Vesttoo, the insurtech at the centre of an international reinsurance letter of credit (LOC) fraud investigation, is set to remain in Chapter 11 bankruptcy, after the court denied a motion from the US Trustee to convert the case to Chapter 7 so a liquidation could be accelerated.
As we reported earlier this week, a rare agreement between Vesttoo and the Official Committee of Unsecured Creditors to the bankruptcy case saw both sides objecting to the US Trustees motion.
A hearing was then held on Wednesday, at which the US Trustee got the chance to question Vesttoo’s interim CEO Ami Barlev on numerous items, although it has to be said there were no ground-breaking disclosures that came to light through this examination.

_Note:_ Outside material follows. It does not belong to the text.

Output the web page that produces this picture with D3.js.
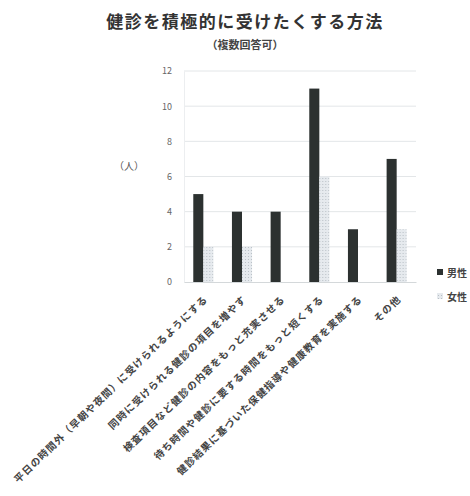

Vesttoo continues to pursue a path to sell off its technology, intellectual property and business model, Barlev said under questioning, a move that the creditor committee now appear to be onside with, at least in terms of giving the insurtech the time needed to see if it can consummate a deal.
There are still open questions, raised in conversation with market sources and also hinted at in court filings, as to who might be the financiers behind such a deal and whether a transaction is actually designed to protect, or boost the value of, their previous investments, more than protecting creditor interests who are out of pocket, but the court will also have the ability to assess any deal and agree with or object to it, once details of it become clear.
At the same hearing, both the Vesttoo and creditor sides raised their objections to the US Trustees move to convert to Chapter 7 liquidation, while the individual creditors in the committee were also asked if they had any specific objections to an order denying the Trustees motion, which they did not.
As a result, the court denied the US Trustees motion and an order has now been filed denying it, signed by the judge in the bankruptcy case.
It means the focus can switch to Vesttoo’s attempts to sell certain assets and the details of any transaction that is proposed.
As said, any transaction will still need the approval of the court, as it has to recover value for the creditors and the source of any deal, as well as who is financing it and how connected they are to the history of the insurtech are certain to come under scrutiny.
Staying in Chapter 11 will also provide Vesttoo with the time required to try and finalise the reinsurance transactions that it said some value can now be recovered from, given they were said to have been cash collateralized and not backed by fraudulent letters of credit.
As we said in our last report, these transactions, called “bona fide investment deals” by Vesttoo, are said to have as much as $15 million in funds that could be recovered associated with them, which would be a boost to the building of a bankruptcy estate for the creditors benefit.
Finally, one more signal of the impending death and disappearance of Vesttoo as a brand, if not as a concept (if a sale transaction can be agreed), is the fact that the insurtech’s website has been deactivated in the last few days.